As the percentage of women in Britain at the time was higher than that of men. Millicent Garrett Fawcett did her best to dissuade the media that this was in fact not the case “I never believe in the possibility of a sex war. Nature has seen after the: as long as mothers have sons and fathers have daughters there can never be a sex war. What draws men and women together is stronger than the brutality and tyranny drawing them apart. For Millicent Garret Fawcett to have to make a speech denying the idea of a sex war must have been extremely annoying due to the fact that the idea was solely down to some members of the WSPU’s actions, showing that she did not agree with this action at all. It is clear that Millicent Garrett Fawcett was against several of the WSPU ideals from the fact that on several occasions she spoke out about them publicly. Law and order was such and important issue for Fawcett and the NUWSS because they did not believe that women could persuade men to enfranchise them by committing illegal acts and going against the law to achieve it.

They believe that this would give the Antis more cause to deny women the vote of the ground that women were clearly different from men, physically, psychologically and intellectually. That women were intellectually inferior to men because their brains weighed les on measuring scales and that women were guided by their wombs, which were seen particularly unstable at puberty, menstruation , pregnancy and menopause rather than by their brains.

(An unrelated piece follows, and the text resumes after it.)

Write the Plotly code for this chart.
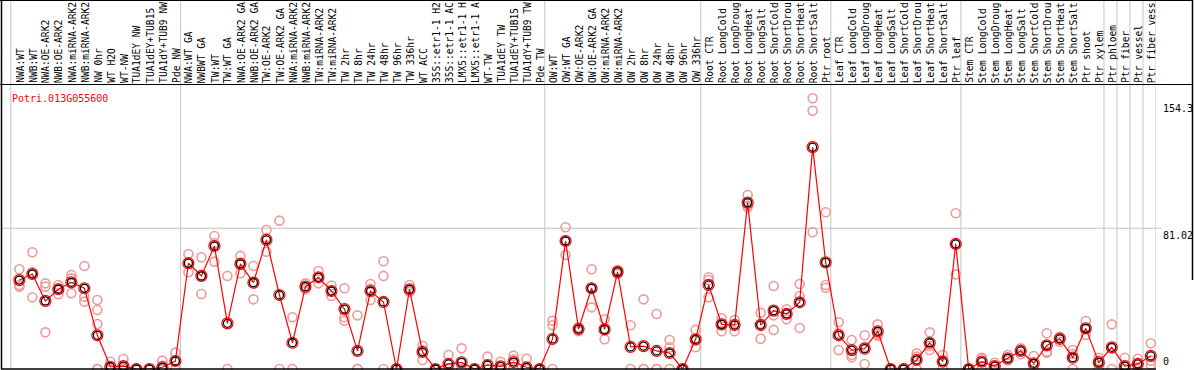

Many saw women at the time as fickle, childish, and capricious and bad tempered, thus how were they likely to make rational judgement about political issues or events. Due to some of the WSUP members in Millicent own words “go out smashing windows and bashing ministers’ hats over their eyes. ” This supported many Antis and other people’s views of women when they do not get there way going out and throwing a ‘strop’ because they did not get what they wanted.

The reason why the Suffragettes wanted the vote was so that Britain became a fairer society and women had more say in the workings and running of Britain. So upholding law and order was clearly an important ideal of the NUWSS and Millicent, if they did not uphold the law how could they expect to be given the vote? Millicent Garrett Fawcett even states on 12 October 1908 that she feels “that law and order are essential to all that makes life worth living and that they are especially vital to women.

It is clear that law and order was an extremely important issue for Millicent and the NUWSS because it is apparent that they believed that without it they could be liable of being called hypocrites. The suffrage movement was evidently affected a great deal by the ideals and actions of Millicent Garrett Fawcett she believed that the suffrage movement would not be successful unless they took a non militant stance. Some of her ideals were instrumental in forming the main arguments against Antis for the enfranchisement of women.